In an email sent to the student body last week, Kolison declared that “the vibe on campus is super wack” and that he had formed a committee of students to help recommend potential campus-wide activities that a wide range of students would be interested in. 

The Campus Woodlot in flames after the BBQ.

One of these activities has been described as a “hotbox” in the Blue Lounge of the Williams Center. On April 20, 2023, the school will close off the Blue Lounge from 4 to 8 p.m. for students to “roll up and chillax.” According to the email, “aromatic herbs” will be provided to make the lounge smell nice and snacks will also be provided just in case students get “mondo munchies.” 

Another activity that has been announced is the Cool Driving competition which will be held on June 9, 2023. The Driving Safety League of Fredonia will be on campus to give tips on how to drive safely while still looking cool. Despite the Scallion’s best efforts, there is no record to be found online of any foundation or organization known as the Driving Safely League of Fredonia, and when asked about the group, President Kolison just chuckled, said, “that’s for me to know and for you to wonder,” and walked away with a wink. The DSL will also judge the Groovy Gearshift poster-making contest, with the prize being a $17 gift card to Applebee’s (the Dunkirk Applebee’s has stated for the record that they are not a sponsor of the event).
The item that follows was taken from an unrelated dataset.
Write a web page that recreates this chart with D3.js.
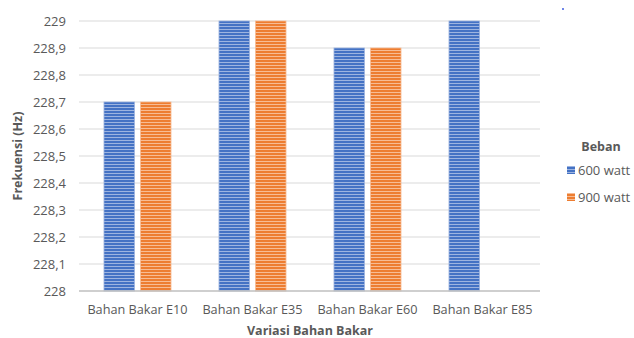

The final announcement from the email is scheduled for mid-August of next year, and the name of the event is “Bring All the Flammable Items you Have to the Woods in the Center of Ring Road and We’ll Burn the B*tch Down Bar-B-Que.” The description under the title was very brief, giving no other details of the event, planned activities for the evening or any safety precautions, reading only, “The insurance will come piling in, but only if we really torch it up. Show school spirit, and join your fellow students in some mostly-harmless fun!” 

Similarly to before, when asked about the cryptic message under the program title, Kolison refused to respond, walking away and performing what could be described as a maniacal laugh. 

Say what you will about President Kolison’s tactics, but it’s true that he knows how to grab the attention of his constituents.